Steve Bannon, former chief strategist to President Trump, offered rare praise for Democratic socialist candidates, calling them “very smart” for sidestepping Trump as a central campaign issue. In an interview with Politico, Bannon argued that these left-wing insurgents are running as anti-establishment figures rather than focusing on the president—a strategy he likened to the early Tea Party movement.
“They campaign as anti-establishment. Very smartly, if you look at their campaigning, they’re not really even campaigning on Trump,” Bannon said. “He gets a mention. But they’re very much like the Tea Party, like old Breitbart. They’re going against the Democratic establishment.”
Bannon described the messaging of these candidates as “sophisticated” and said it “clearly resonates” beyond the coasts. His comments come as a wave of democratic socialist candidates have scored primary victories, including Melat Kiros, who unseated 15-term Rep. Dina DeGette in Colorado’s 1st District on Tuesday. That win followed three New York congressional candidates with ties to democratic socialism winning their primaries last week.
Some Democratic leaders have downplayed the trend as limited to New York, but Bannon dismissed that as wishful thinking. “They’re a national power,” he said of the democratic socialists. “They have worked below the surface to perfect a ground game and a canvassing operation. It’s too late for the Democrats to recreate that.”

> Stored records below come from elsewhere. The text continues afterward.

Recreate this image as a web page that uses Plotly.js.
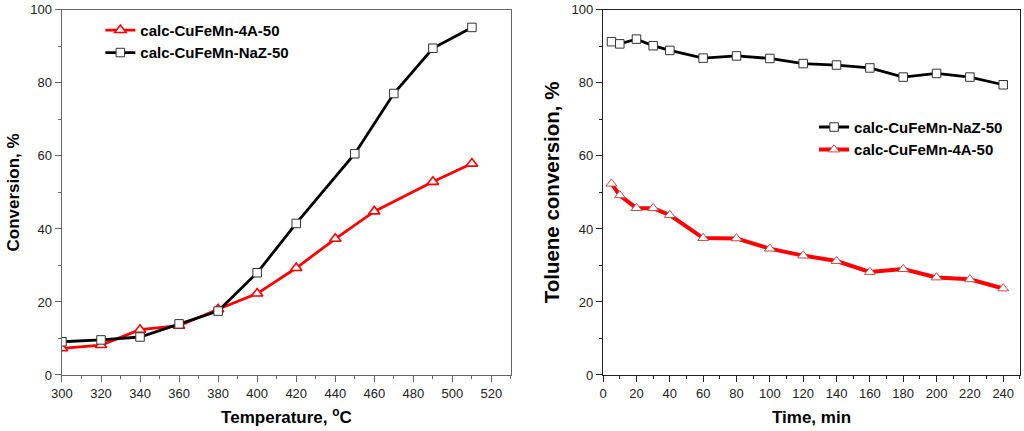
<!DOCTYPE html>
<html><head><meta charset="utf-8">
<script src="https://cdn.plot.ly/plotly-3.0.1.min.js"></script>
<style>html,body{margin:0;padding:0;background:#fff}#c{width:1024px;height:431px}</style>
</head><body><div id="c"></div>
<script>
const tempNaZ = [300,320,340,360,380,400,420,450,470,490,510];
const convNaZ = [9.1,9.6,10.4,14.0,17.5,28.0,41.5,60.6,77.1,89.5,95.2];
const temp4A = [300,320,340,360,380,400,420,440,460,490,510];
const conv4A = [7.3,8.2,12.4,13.5,18.0,22.3,29.3,37.3,44.8,52.9,57.9];
const timeMin = [5,10,20,30,40,60,80,100,120,140,160,180,200,220,240];
const timeNaZ = [91.3,90.7,92.0,90.2,88.9,86.8,87.4,86.7,85.3,84.9,84.1,81.6,82.6,81.6,79.5];
const time4A = [52.4,49.2,45.7,45.7,43.8,37.5,37.4,34.6,32.7,31.2,28.2,29.0,26.7,26.2,23.7];
const nameNaZ = 'calc-CuFeMn-NaZ-50';
const name4A = 'calc-CuFeMn-4A-50';

const F = 'Liberation Sans, Arial, sans-serif';
const traces = [
  {x: temp4A, y: conv4A, name: name4A, mode: 'lines+markers', xaxis: 'x', yaxis: 'y', legend: 'legend',
   line: {color: '#ff0000', width: 2.8}, marker: {symbol: 'triangle-up', size: 10, color: '#ffffff', line: {color: '#ff0000', width: 1.6}}},
  {x: tempNaZ, y: convNaZ, name: nameNaZ, mode: 'lines+markers', xaxis: 'x', yaxis: 'y', legend: 'legend',
   line: {color: '#000000', width: 2.8}, marker: {symbol: 'square', size: 8.5, color: '#ffffff', line: {color: '#333', width: 1}}},
  {x: timeMin, y: timeNaZ, name: nameNaZ, mode: 'lines+markers', xaxis: 'x2', yaxis: 'y2', legend: 'legend2',
   line: {color: '#000000', width: 2.8}, marker: {symbol: 'square', size: 8.5, color: '#ffffff', line: {color: '#333', width: 1}}},
  {x: timeMin, y: time4A, name: name4A, mode: 'lines+markers', xaxis: 'x2', yaxis: 'y2', legend: 'legend2',
   line: {color: '#ff0000', width: 4}, marker: {symbol: 'triangle-up', size: 9.5, color: '#ffffff', line: {color: '#c05050', width: 1}}}
];

function xax(range, dtick, domain, anchor, title, lc){
  return {domain: domain, anchor: anchor, range: range, dtick: dtick, tick0: 0,
    showline: true, mirror: true, linecolor: lc, linewidth: 1.3, ticks: 'outside', ticklen: 6, tickcolor: lc,
    minor: {dtick: dtick/2, ticks: 'outside', ticklen: 3, tickcolor: lc},
    showgrid: false, zeroline: false, tickfont: {family: F, size: 13, color: '#222'},
    title: {text: title, font: {family: F, size: 17, color: '#000', weight: 'bold'}, standoff: 11}};
}
function yax(domain, anchor, title, size, lc){
  return {domain: domain, anchor: anchor, range: [0, 100], dtick: 20,
    showline: true, mirror: true, linecolor: lc, linewidth: 1.3, ticks: 'outside', ticklen: 6, tickcolor: lc,
    minor: {dtick: 10, ticks: 'outside', ticklen: 3, tickcolor: lc},
    showgrid: false, zeroline: false, tickfont: {family: F, size: 13, color: '#222'},
    title: {text: title, font: {family: F, size: size, color: '#000', weight: 'bold'}, standoff: 6}};
}

const layout = {
  width: 1024, height: 431, margin: {l: 0, r: 0, t: 0, b: 0},
  paper_bgcolor: '#fff', plot_bgcolor: '#fff', showlegend: true,
  xaxis: xax([300, 530], 20, [0.0605, 0.499], 'y', 'Temperature, <sup>o</sup>C', '#666'),
  yaxis: yax([0.130, 0.977], 'x', 'Conversion, %', 17, '#666'),
  xaxis2: xax([0, 250], 20, [0.589, 0.996], 'y2', 'Time, min', '#222'),
  yaxis2: yax([0.130, 0.977], 'x2', 'Toluene conversion, %', 20.5, '#222'),
  legend: {x: 0.098, y: 0.968, xanchor: 'left', yanchor: 'top', bgcolor: 'rgba(0,0,0,0)',
    font: {family: F, size: 15, color: '#000', weight: 'bold'}, tracegroupgap: 0, itemwidth: 30},
  legend2: {x: 0.795, y: 0.743, xanchor: 'left', yanchor: 'top', bgcolor: 'rgba(0,0,0,0)',
    font: {family: F, size: 15, color: '#000', weight: 'bold'}, tracegroupgap: 0, itemwidth: 30}
};
Plotly.newPlot('c', traces, layout, {displayModeBar: false, staticPlot: true});
</script></body></html>
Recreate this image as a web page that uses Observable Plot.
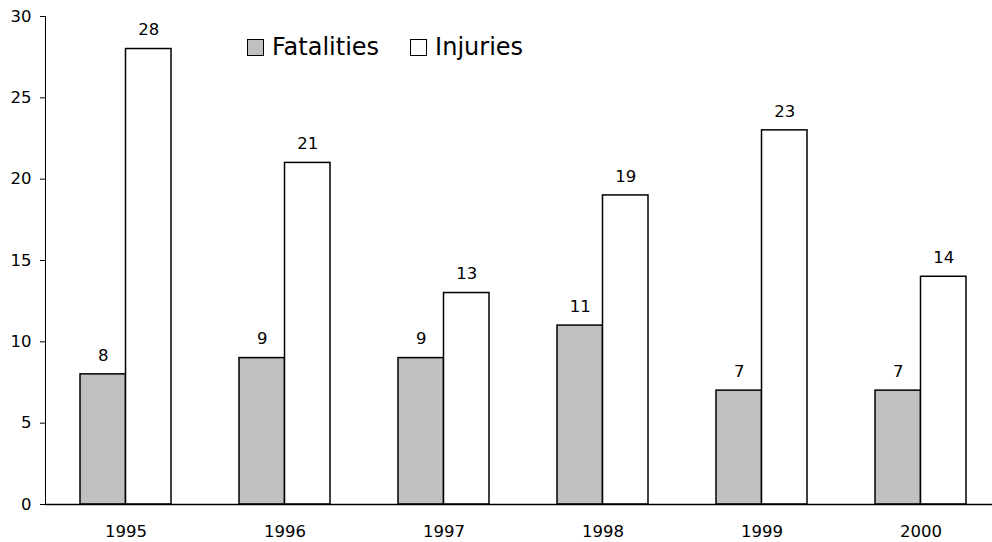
<!DOCTYPE html>
<html><head><meta charset="utf-8">
<script src="https://cdn.jsdelivr.net/npm/d3@7"></script>
<script src="https://cdn.jsdelivr.net/npm/@observablehq/plot@0.6"></script>
<style>
body{margin:0;background:#fff;}
#wrap{position:relative;width:992px;height:542px;font-family:"DejaVu Sans",sans-serif;}
.legend{position:absolute;left:247px;top:33px;display:flex;align-items:center;font-size:24px;color:#000;}
.item{display:flex;align-items:center;margin-right:31px;}
.sw{width:15px;height:15px;border:1.5px solid #000;margin-right:8px;}
</style>
</head><body><div id="wrap"></div>
<script>
const years = ["1995","1996","1997","1998","1999","2000"];
const fatalities = [8,9,9,11,7,7];
const injuries = [28,21,13,19,23,14];
const seriesNames = ["Fatalities","Injuries"];
const seriesColors = ["#c0c0c0","#ffffff"];
const yTicks = [0,5,10,15,20,25,30];

const data = years.map((y,i)=>({year:y,fat:fatalities[i],inj:injuries[i]}));
const half = 45.5;
const chart = Plot.plot({
  width:992, height:542, marginTop:16, marginBottom:38, marginLeft:45, marginRight:0,
  style:{fontFamily:"DejaVu Sans, sans-serif", fontSize:"16.5px", color:"#000", background:"#fff"},
  x:{domain:years, range:[46,1000], paddingInner:0.428, paddingOuter:0.214, label:null},
  y:{domain:[0,30], label:null},
  marks:[
    Plot.barY(data,{x:"year", y:"fat", fill:seriesColors[0], stroke:"#000", strokeWidth:1.5, insetRight:half}),
    Plot.barY(data,{x:"year", y:"inj", fill:seriesColors[1], stroke:"#000", strokeWidth:1.5, insetLeft:half}),
    Plot.text(data,{x:"year", y:"fat", text:"fat", dx:-half/2, dy:-19, fill:"#000"}),
    Plot.text(data,{x:"year", y:"inj", text:"inj", dx:half/2, dy:-19, fill:"#000"}),
    Plot.frame({anchor:"left", stroke:"#000", strokeWidth:1}),
    Plot.ruleY([0],{stroke:"#000", strokeWidth:1.5}),
    Plot.axisY({ticks:yTicks, tickSize:5, tickPadding:9, label:null, stroke:"#000"}),
    Plot.axisX({tickSize:0, tickPadding:21, label:null})
  ]
});
const wrap = document.getElementById("wrap");
wrap.appendChild(chart);
const leg = document.createElement("div");
leg.className = "legend";
seriesNames.forEach((n,i)=>{
  const it = document.createElement("div"); it.className="item";
  const sw = document.createElement("div"); sw.className="sw"; sw.style.background=seriesColors[i];
  const t = document.createElement("span"); t.textContent=n;
  it.appendChild(sw); it.appendChild(t); leg.appendChild(it);
});
wrap.appendChild(leg);
</script>
</body></html>
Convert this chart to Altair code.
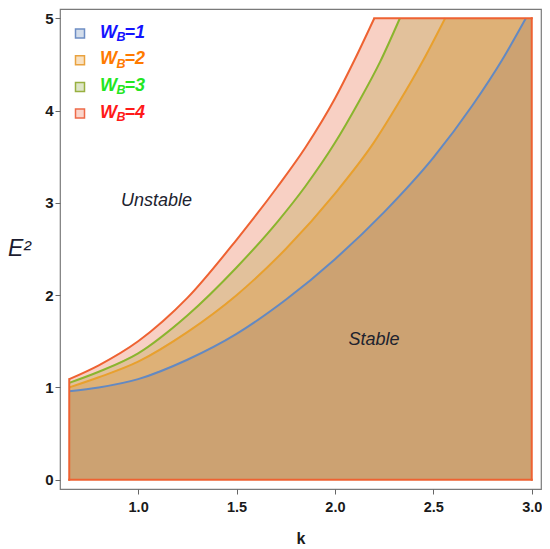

Bannon accused Democrats of being “asleep” to the threat, while Republicans are taking it “extremely seriously.” He warned that if the GOP does not adapt, it could face losses similar to the ongoing internal divisions over Trump’s SAVE Act that have stalled a key defense bill.
The former Trump adviser argued that the political landscape has shifted, with voters demanding radical change. “You have to be absolutely relentless. People, it’s not about talk anymore, it’s about action,” he said. “You have to show people very specifically what you’re prepared to do to both stem this threat and to break the oligarchs and the big tech guys and to provide true opportunities.”
Bannon added that the concentration of capital in the United States has left 80% of the population with little stake in the capitalist system. “You must be prepared to make radical changes to our system, and you must be prepared to stand in the breach, and to basically beat these people down, not just at the polls, but by government policy,” he said.
Earlier this month, Bannon predicted Republicans would lose the Senate majority in November and warned that democratic socialists could be in “ultimate power” within three to five years if their momentum continues unchecked. His comments highlight a growing recognition among conservatives that the left’s grassroots organizing—similar to the Tea Party’s rise in 2010—poses a long-term threat to both parties.
The rise of democratic socialist candidates comes amid broader debates over economic inequality and corporate influence, with figures like Bannon—once a key architect of Trump’s populist message—now seeing parallels in the left’s anti-establishment fervor. As the 2024 cycle heats up, the question remains whether either party can channel this energy without fracturing further.